THE RMT union has snubbed Labour to back a left-wing English mayor’s re-election campaign after he was barred by the party from standing.

The union told The Guardian it had given £10,000 to Jamie Driscoll’s campaign.

The North of Tyne mayor is running to become the head of the newly-created North East combined authority.

RMT general secretary Mick Lynch said while the union wanted Labour to win the next General Election, it was backing Driscoll, believing he would be a “strong voice that will put the north-east first, whatever government is in power”.

Driscoll was last year banned by Labour from standing in the North East combined authority race – sparking widespread criticism of the party from all sides of the political spectrum.

Lynch told The Guardian: “Jamie has been a solid ally of the RMT and the wider trade union movement for many years.
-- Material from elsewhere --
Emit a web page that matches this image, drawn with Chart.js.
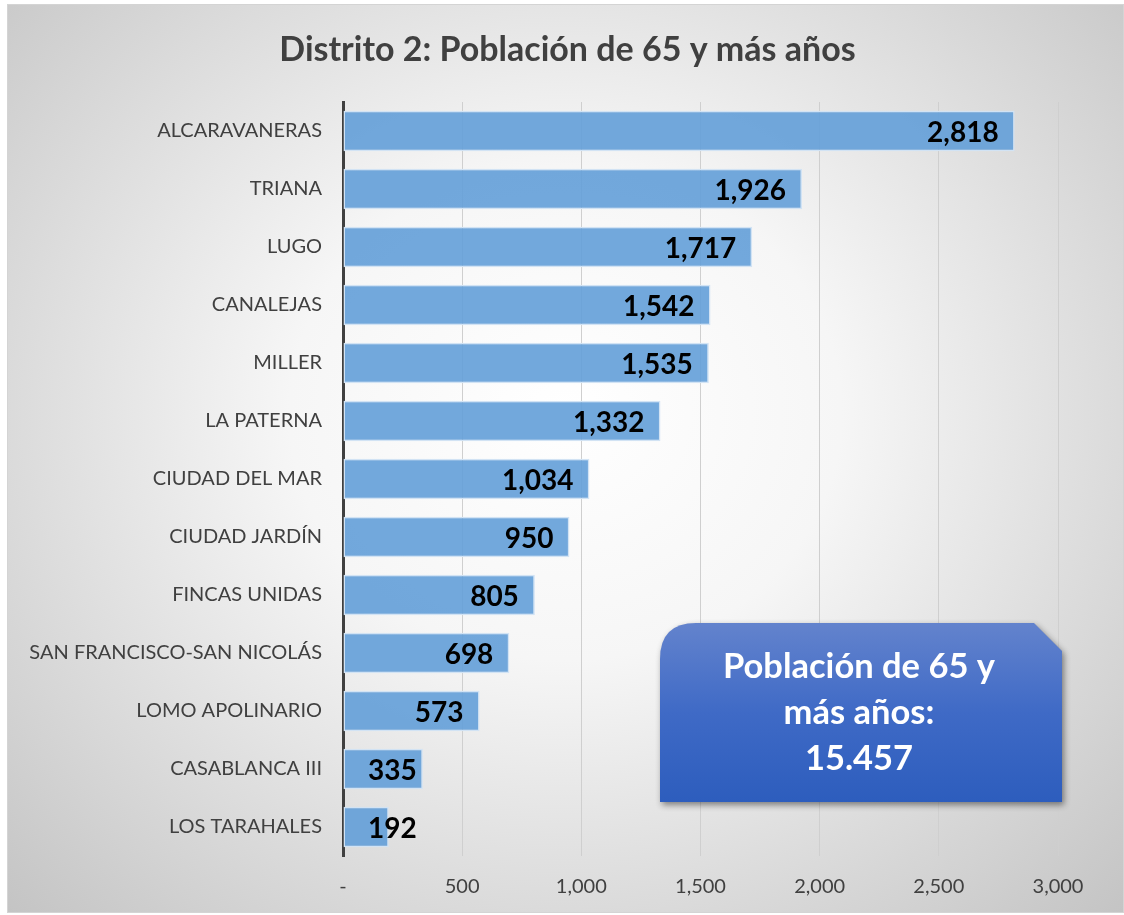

He’s supported countless picket lines and has helped us campaign to gain important victories for transport workers and the travelling public, including our recent victory to keep our ticket offices open.

READ MORE: Labour mayor Jamie Driscoll QUITS party and lashes out at Keir Starmer

“Nationally, we need to put a Labour government in to get the Tories out, but we also need a strong voice that will put the north-east first, whatever government is in power. That’s why the RMT and our north-east region is completely behind Jamie’s campaign.”
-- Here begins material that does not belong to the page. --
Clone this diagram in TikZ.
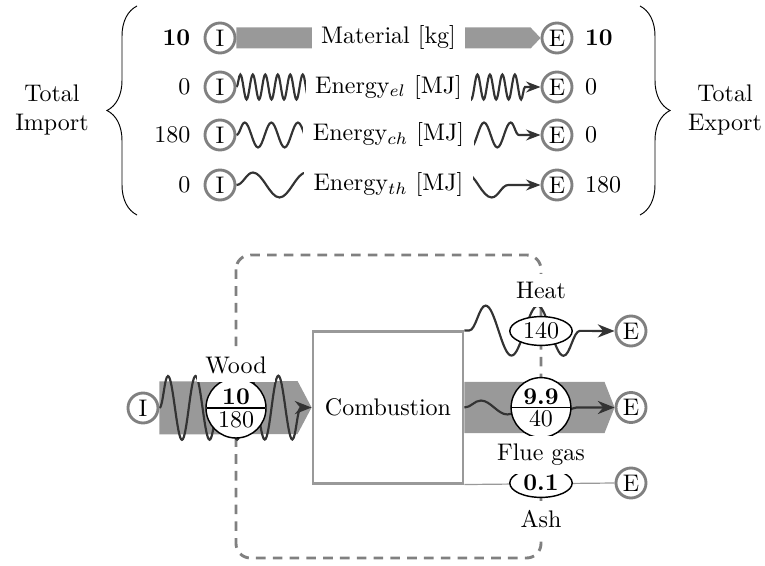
\documentclass[tikz,border=0pt]{standalone}
\usepackage{amsmath,amssymb}
\usepackage{xcolor}
\usepackage{tikz}
\usetikzlibrary{shapes,arrows.meta,positioning,calc,decorations.pathmorphing,decorations.pathreplacing}
\definecolor{stangray}{RGB}{128,128,128}
\definecolor{stanband}{RGB}{153,153,153}
\definecolor{stanwave}{RGB}{51,51,51}
\pgfdeclarelayer{bound}
\pgfdeclarelayer{flows}
\pgfsetlayers{bound,flows,main}

\begin{document}
\begin{tikzpicture}[
    x=0.4167pt, y=0.4167pt,
    port/.style={circle, draw=stangray, fill=white, line width=1.2pt, inner sep=0pt, minimum size=12.5pt},
    legtext/.style={fill=white, inner xsep=4pt},
    lbl/.style={fill=white},
    process/.style={rectangle, draw=stanband, fill=white, line width=1.2pt, minimum width=62.5pt, minimum height=63pt},
    valuenode/.style={circle split, draw, fill=white, line width=0.6pt, inner sep=1pt, minimum size=22.5pt},
    amount/.style={ellipse, draw, fill=white, line width=0.6pt, inner sep=0pt, minimum width=26pt, minimum height=12pt},
    band/.style={fill=stanband},
    wave/.style={draw=stanwave, line width=0.9pt, decorate},
    elwave/.style={wave, decoration={snake, amplitude=5.2pt, segment length=5.2pt, post length=5.2pt}},
    chwave/.style={wave, decoration={snake, amplitude=5.2pt, segment length=11.08pt, post length=6pt}},
    thwave/.style={wave, decoration={snake, amplitude=5.2pt, segment length=22.1pt, post length=8.25pt}},
    smalltip/.style={-{Stealth[length=6pt, width=4.5pt]}},
    bigtip/.style={-{Stealth[length=7pt, width=5.5pt]}},
    sysbound/.style={draw=stangray, line width=1.2pt, dash pattern=on 4pt off 3pt, rounded corners=6pt}
]
\useasboundingbox (0,0) rectangle (765,565);

% Legend - ports
\node[port] (li1) at (220,527) {I};
\node[port] (le1) at (557,527) {E};
\node[port] (li2) at (220,478) {I};
\node[port] (le2) at (557,478) {E};
\node[port] (li3) at (220,430) {I};
\node[port] (le3) at (557,430) {E};
\node[port] (li4) at (220,380) {I};
\node[port] (le4) at (557,380) {E};

% Legend - texts
\node[legtext] (lt1) at ($(li1)!.5!(le1)$) {Material [kg]};
\node[legtext] (lt2) at ($(li2)!.5!(le2)$) {Energy$_{el}$ [MJ]};
\node[legtext] (lt3) at ($(li3)!.5!(le3)$) {Energy$_{ch}$ [MJ]};
\node[legtext] (lt4) at ($(li4)!.5!(le4)$) {Energy$_{th}$ [MJ]};

% Legend - totals
\node[left=2pt of li1] (ln1) {\textbf{10}};
\node[left=2pt of li2] (ln2) {0};
\node[left=2pt of li3] (ln3) {180};
\node[left=2pt of li4] (ln4) {0};
\node[right=1.3pt of le1] (rn1) {\textbf{10}};
\node[right=1.3pt of le2] (rn2) {0};
\node[right=1.3pt of le3] (rn3) {0};
\node[right=1.3pt of le4] (rn4) {180};

\node[align=center] (timp) at (52,455) {Total\\Import};
\node[align=center] (texp) at (725,455) {Total\\Export};
\draw[decorate, decoration={brace, amplitude=12.5pt}] (137,350) -- (137,559);
\draw[decorate, decoration={brace, amplitude=12.5pt}] (640,559) -- (640,350);

% Process diagram - nodes
\node[port] (wi) at (143,157) {I};
\node[process] (comb) at (388,157.5) {Combustion};
\node[port] (he) at (631,234) {E};
\node[port] (fe) at (631,157.5) {E};
\node[port] (ae) at (631,82) {E};

\node[valuenode] (vwood) at (236,157) {\textbf{10}\nodepart{lower}180};
\node[amount] (vheat) at (541,234) {140};
\node[valuenode] (vflue) at (541,157.5) {\textbf{9.9}\nodepart{lower}40};
\node[amount] (vash) at (541,82) {\textbf{0.1}};

% Labels
\node[lbl, above=-2pt of vwood] (lwood) {Wood};
\node[lbl, above=3.5pt of vheat] (lheat) {Heat};
\node[lbl, below=-1pt of vflue] (lflue) {Flue gas};
\node[lbl, below=1.7pt of vash] (lash) {Ash};

% System boundary
\begin{pgfonlayer}{bound}
\coordinate (sysnw) at (236,310);
\coordinate (sysse) at (541,7);
\draw[sysbound] (sysnw) rectangle (sysse);
\end{pgfonlayer}

\begin{pgfonlayer}{flows}
% Legend - flows
\fill[band] ($(li1.east)+(0,10.5)$) -- ($(le1.west)+(-10,10.5)$) -- (le1.west)
    -- ($(le1.west)+(-10,-10.5)$) -- ($(li1.east)+(0,-10.5)$) -- cycle;
\draw[elwave, smalltip] (li2.east) -- (le2.west);
\draw[chwave, smalltip] (li3.east) -- (le3.west);
\draw[thwave, smalltip] (li4.east) -- (le4.west);

% Process diagram - flows
\fill[band] ($(wi.east)+(0,26.5)$) -- ($(comb.west)+(-14,26.5)$) -- (comb.west)
    -- ($(comb.west)+(-14,-26.5)$) -- ($(wi.east)+(0,-26.5)$) -- cycle;
\fill[band] ($(comb.east)+(0,25.5)$) -- ($(fe.west)+(-10,25.5)$) -- (fe.west)
    -- ($(fe.west)+(-10,-25.5)$) -- ($(comb.east)+(0,-25.5)$) -- cycle;
\draw[wave, bigtip, decoration={snake, amplitude=13.3pt, segment length=11.5pt, post length=1pt}] (wi.east) -- (comb.west);
\draw[wave, bigtip, decoration={snake, amplitude=10.4pt, segment length=21.7pt, pre length=2pt, post length=9pt}] (comb.north east) -- (he.west);
\draw[wave, bigtip, decoration={snake, amplitude=2.9pt, segment length=22pt, post length=10.6pt}] (comb.east) -- (fe.west);
\draw[stanband, line width=0.5pt] (comb.south east) -- (ae.west);
\end{pgfonlayer}

\end{tikzpicture}
\end{document}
Driscoll said: “I’ve always been clear about my politics – I believe Britain should be run in the interests of those who do the work. It’s a big deal to have the backing of this trade union. It’s a demonstration of real solidarity and a drive to build political power that is in service of the people of the north-east.”

It is a blow to Keir Starmer who may have hoped Labour could have seen off Driscoll’s crowdfunded run as an independent.

But the RMT’s backing may not come as a surprise – the union has formally affiliated with the party for 20 years and has not donated to Labour centrally since 2019.

Speaking last year in an exclusive interview with The National, Driscoll warned that a Starmer government would be “very unpopular very quickly” as he hit out at the Labour leader’s “Stalinist” approach to running the party.

Driscoll quit the Labour Party a month after he was blocked from running on the party ticket in the mayoral election.